Two boats awaited on water
and yours was the first to leave.
Mine was touring the islands.
I sat bent and sombre
empty
as moon's shadow.
In this poem, the only visible image is Munch's primal scream, presented as a "moon's shadow" covering completely all other images - those of the river, the boats, and the islands itself.

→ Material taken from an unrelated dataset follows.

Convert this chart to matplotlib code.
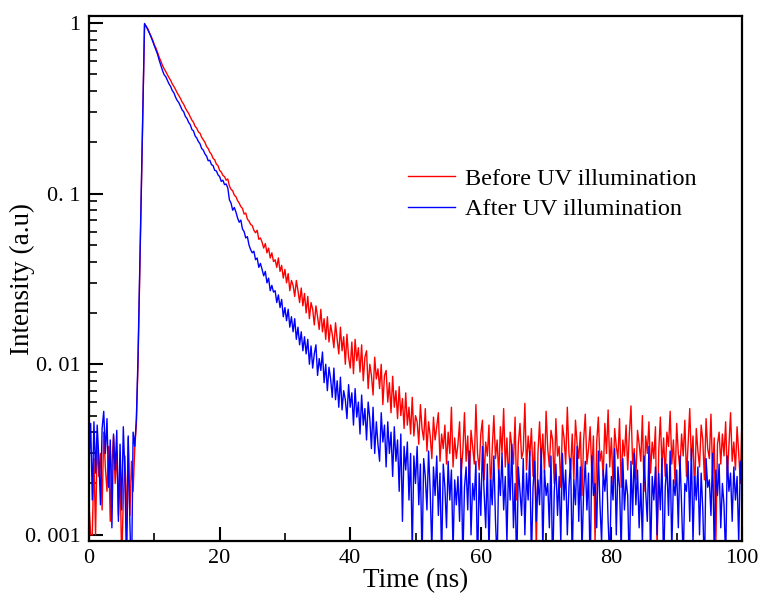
import numpy as np
import matplotlib
matplotlib.use("Agg")
import matplotlib.pyplot as plt
from matplotlib.ticker import FixedLocator, NullFormatter, LogLocator

plt.rcParams['font.family'] = ['Liberation Serif', 'DejaVu Serif']

# sampling step of the decay traces (ns); intensities listed in units of 1e-3 a.u.
time_step = 0.25
unit = 1e-3

before_pre = [1.5, 1.0, 1.0, 2.8, 1.0, 3.6, 2.2, 3.0, 1.4, 4.0, 2.5, 1.8, 3.3, 1.2, 2.6,
              3.8, 2.0, 3.1, 1.3, 2.4, 0.7, 1.6, 2.9, 1.1, 3.7, 1.3, 2.7, 1.8, 3.2]
before_rise = [4.5, 10, 32, 100, 340]
before_decay = [
    980, 960, 925, 880, 840, 795, 745, 712, 672, 630, 598, 565, 540, 520, 498, 478,
    462, 440, 425, 408, 390, 376, 362, 345, 334, 318, 306, 296, 282, 270, 262, 248,
    242, 230, 226, 214, 207, 200, 189, 184, 175, 170, 161, 158, 149, 146, 137, 134,
    128, 126, 120, 122, 111, 106, 104, 98, 96, 91, 88, 84, 82, 76, 77, 71,
    69, 66, 65, 61, 59, 61, 54, 55, 52, 48, 51, 45, 48, 42, 45, 40,
    41, 37, 42, 35, 38, 32, 36, 30, 34, 27, 31, 29, 25, 31, 27, 23,
    28, 22, 26, 20, 25, 18.5, 23, 21, 17, 22, 19, 16, 21, 15.5, 18.5, 14,
    19, 13.5, 17, 15, 12.5, 17.5, 14, 11.5, 16.5, 12, 14.5, 10, 15, 11, 9.5, 13.5,
    8.8, 14, 10.5, 12.5, 9, 13, 8, 11, 12, 7.2, 10, 8.6, 6.6, 11, 8.2, 9.4,
    7.2, 10, 5.8, 8.6, 9.2, 6.0, 7.8, 5.2, 8.5, 5.6, 7.0, 4.8, 7.4, 5.0, 6.3, 4.2,
    6.8, 4.4, 5.6, 3.9, 6.4, 3.8, 5.0, 4.6, 3.4, 5.8, 4.2, 3.6, 5.5, 3.1, 4.6, 3.8,
    2.8, 4.9, 3.6, 4.3, 5.2, 2.7, 3.9, 3.2, 4.4, 2.6, 4.0, 3.0, 5.6, 2.5, 3.7, 2.8,
]
before_floor = [
    3.4, 4.6, 2.3, 3.1, 5.2, 2.7, 3.8, 2.0, 4.1, 3.3, 2.6, 5.8, 3.0, 2.4, 3.9, 4.7, 2.1, 3.5, 2.9, 4.4,
    1.8, 3.2, 5.0, 2.8, 3.6, 2.2, 4.3, 3.0, 5.5, 2.5, 3.7, 2.0, 4.0, 3.3, 2.6, 4.9, 1.6, 3.4, 4.5, 2.8,
    3.1, 5.9, 2.4, 3.8, 2.9, 4.2, 2.2, 3.5, 0.8, 3.0, 4.6, 2.7, 3.9, 2.3, 5.3, 3.2, 2.5, 4.1, 3.6, 2.0,
    4.8, 2.9, 3.3, 1.9, 4.4, 3.7, 2.6, 5.6, 3.0, 2.4, 3.9, 2.1, 4.7, 3.4, 2.8, 4.0, 1.7, 3.6, 5.1, 2.6,
    3.2, 4.3, 2.3, 3.8, 0.9, 3.5, 4.9, 2.7, 3.1, 2.2, 4.5, 3.0, 5.4, 2.5, 3.7, 2.0, 4.2, 3.3, 2.8, 4.8,
    1.9, 3.6, 2.9, 4.4, 2.4, 3.9, 5.7, 2.6, 3.2, 2.1, 4.1, 3.4, 2.7, 5.0, 1.8, 3.8, 3.0, 4.6, 2.3, 3.5,
    2.8, 4.3, 0.8, 3.1, 4.9, 2.5, 3.7, 2.2, 4.0, 3.3, 5.3, 2.6, 3.6, 2.0, 4.5, 3.0, 2.4, 3.9, 2.9, 4.7,
    2.2, 3.4, 5.5, 2.7, 3.8, 1.7, 4.2, 3.1, 2.5, 4.4, 3.6, 2.1, 4.8, 3.2, 2.8, 5.1, 2.3, 3.7, 0.9, 3.4,
    4.0, 2.6, 3.9, 2.9, 4.6, 2.2, 3.3, 5.2, 2.7, 3.5, 2.4, 4.3, 3.0, 2.0, 4.9,
]

after_pre = [2.6, 4.5, 1.6, 4.6, 2.3, 4.4, 2.8, 1.5, 4.2, 5.3, 3.0, 4.8, 1.9, 3.6, 1.1,
             3.9, 2.4, 4.1, 1.2, 3.4, 1.4, 4.3, 2.2, 0.6, 3.8, 1.2, 0.5, 4.0, 3.3]
after_rise = [4.8, 11, 34, 105, 345]
after_decay = [
    995, 955, 915, 872, 830, 782, 738, 695, 655, 605, 565, 528, 498, 485, 462, 440,
    425, 402, 390, 368, 352, 342, 326, 310, 302, 284, 276, 262, 254, 238, 233, 218,
    212, 202, 196, 184, 180, 171, 166, 156, 157, 148, 146, 137, 136, 129, 126, 118,
    120, 113, 114, 108, 92, 88, 80, 83, 78, 72, 68, 70, 62, 60, 55, 56,
    50, 47, 45, 46, 41, 42, 37, 39, 36, 33, 35, 30, 32, 27, 29, 26.5,
    27, 23, 25.5, 21.5, 24, 19, 21.5, 18, 21, 16.5, 19, 15.5, 18.5, 14, 16.5, 13,
    15.5, 12, 14.5, 11.5, 14, 10, 12.8, 9.5, 11.5, 13, 8.6, 10.8, 9.2, 11.8, 7.8, 10,
    7.0, 9.6, 8.2, 6.4, 9.5, 6.2, 8.0, 5.6, 8.4, 5.4, 7.0, 6.2, 4.8, 7.6, 5.6, 6.8,
    4.4, 7.2, 4.9, 6.0, 3.9, 6.6, 4.4, 5.5, 3.6, 6.0, 4.8, 3.2, 5.6, 3.0, 4.6, 3.4,
    2.7, 5.2, 3.5, 4.4, 2.5, 4.6, 3.0, 4.0, 2.2, 4.3, 2.7, 3.6, 1.8, 3.9, 1.2, 3.3,
    2.4, 3.5, 1.6, 3.0, 0.8, 2.9, 2.0, 3.3, 1.5, 2.6, 0.7, 2.8, 2.2, 1.4, 3.1, 1.8,
    0.8, 2.5, 1.7, 2.9, 1.3, 2.3, 0.7, 2.6, 1.9, 1.1, 2.7, 1.6, 2.4, 0.8, 2.1, 1.5,
]
after_floor = [
    2.2, 1.2, 2.8, 0.7, 1.9, 2.5, 1.4, 3.1, 1.0, 2.0, 1.6, 2.7, 0.6, 2.3, 1.3, 3.3, 1.8, 1.1, 2.6, 0.8,
    2.1, 1.5, 2.9, 1.2, 0.7, 2.4, 1.7, 3.0, 1.4, 2.2, 0.9, 2.6, 1.6, 3.4, 1.1, 2.0, 0.6, 2.5, 1.8, 1.3,
    2.8, 1.0, 2.3, 1.6, 3.1, 0.7, 1.9, 2.7, 1.2, 2.1, 1.5, 3.2, 0.8, 2.4, 1.7, 2.0, 1.1, 2.9, 0.6, 1.8,
    2.6, 1.3, 2.2, 0.9, 3.0, 1.6, 2.4, 1.0, 1.9, 2.8, 0.7, 2.1, 1.5, 3.3, 1.2, 2.5, 0.8, 1.8, 2.7, 1.4,
    2.3, 0.6, 2.9, 1.7, 2.0, 1.1, 3.1, 1.5, 0.9, 2.4, 1.8, 2.6, 1.2, 0.7, 2.2, 1.6, 3.2, 1.0, 2.5, 1.9,
    0.8, 2.8, 1.4, 2.1, 1.7, 0.6, 2.7, 1.3, 3.0, 1.5, 2.4, 1.1, 2.0, 0.9, 2.9, 1.8, 1.2, 3.3, 0.7, 2.2,
    1.6, 2.5, 1.0, 2.3, 1.4, 2.8, 0.6, 1.9, 2.6, 1.3, 3.1, 0.8, 2.1, 1.7, 2.4, 1.1, 2.9, 1.5, 0.7, 2.0,
    1.8, 2.7, 1.2, 3.2, 0.9, 2.2, 1.6, 2.5, 1.0, 2.3, 1.4, 0.6, 2.8, 1.9, 2.1, 1.3, 3.0, 0.8, 2.4, 1.7,
    2.6, 1.1, 2.0, 1.5, 0.7, 2.9, 1.8, 2.3, 1.2, 2.5, 1.6, 2.2, 0.9, 2.7, 1.9,
]

series_labels = ["Before UV illumination", "After UV illumination"]
series_colors = ["#ff0000", "#0000ff"]

y_tick_values = [0.001, 0.01, 0.1, 1]
y_tick_labels = ["0. 001", "0. 01", "0. 1", "1"]
x_tick_values = [0, 20, 40, 60, 80, 100]
x_minor_values = [10, 30, 50, 70, 90]

before_uv = np.array(before_pre + before_rise + before_decay + before_floor) * unit
after_uv = np.array(after_pre + after_rise + after_decay + after_floor) * unit
t_before = np.arange(len(before_uv)) * time_step
t_after = np.arange(len(after_uv)) * time_step

fig = plt.figure(figsize=(7.61, 6.01), dpi=100)
ax = fig.add_axes([0.117, 0.0998, 0.858, 0.8735])

ax.plot(t_before, before_uv, color=series_colors[0], lw=1.0, label=series_labels[0])
ax.plot(t_after, after_uv, color=series_colors[1], lw=1.0, label=series_labels[1])

ax.set_yscale('log')
ax.set_xlim(0, 100)
ax.set_ylim(0.00092, 1.1)

ax.yaxis.set_major_locator(FixedLocator(y_tick_values))
ax.set_yticklabels(y_tick_labels)
ax.yaxis.set_minor_locator(LogLocator(base=10, subs=np.arange(2, 10)))
ax.yaxis.set_minor_formatter(NullFormatter())
ax.xaxis.set_major_locator(FixedLocator(x_tick_values))
ax.xaxis.set_minor_locator(FixedLocator(x_minor_values))

ax.tick_params(axis='both', which='major', direction='in', length=10, width=1.5,
               labelsize=16, top=False, right=False, pad=6)
ax.tick_params(axis='both', which='minor', direction='in', length=6, width=1.2,
               top=False, right=False)
for s in ax.spines.values():
    s.set_linewidth(1.6)

ax.set_xlabel("Time (ns)", fontsize=19.5, labelpad=0)
ax.set_ylabel("Intensity (a.u)", fontsize=19.5)
ax.yaxis.set_label_coords(-0.083, 0.5)

ax.legend(loc='upper left', bbox_to_anchor=(0.473, 0.73), frameon=False,
          fontsize=17.5, handlelength=1.95, handletextpad=0.4, labelspacing=0.35,
          borderaxespad=0)

fig.savefig("out.png", dpi=100)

These poems by two Eastern European poets, sampled and translated here for this essay, attest to the challenge of the specific times that imposed themselves on poetic vision and creativity. The era of Expressionism formed their poetic stance, and that of many other Eastern European poets - endowing their work with root-ideas and rhethorical figures - an inclination towards a personal approach, the poem's intimacy and synesthesia, the long line that we find today in the verse of so many contemporary poets but which has its origins in the poems of Trakl, Celan, Gotfried Ben, but also Heim, Holz, Krleza, and Crnjanski. From the early seventies on, the political as well as the artistic climate in the world started resembling the era of early Modernism. In France and elsewhere in Europe, the spirit of liberal hermeneutics and indeterminacy started penetrating the realm of literary criticism and the consequent revival of Futurism and early Expressionism was felt in the domain of poetry. On the formal level, the Neo-expressionists, under new names and programs, started expressing the old 'avantgarde' disgust for the established literary forms and genres, and at the level of contents they again echo Hermann Bahr's old claim that the "Expressionist feels fear...because when he sees the work of art it reminds him of nothing, he cannot trust it, he cannot even trust his senses.... Never has man been more insignificant. Never has he felt so nervous...This whole pregnant time is one great cry of anguish."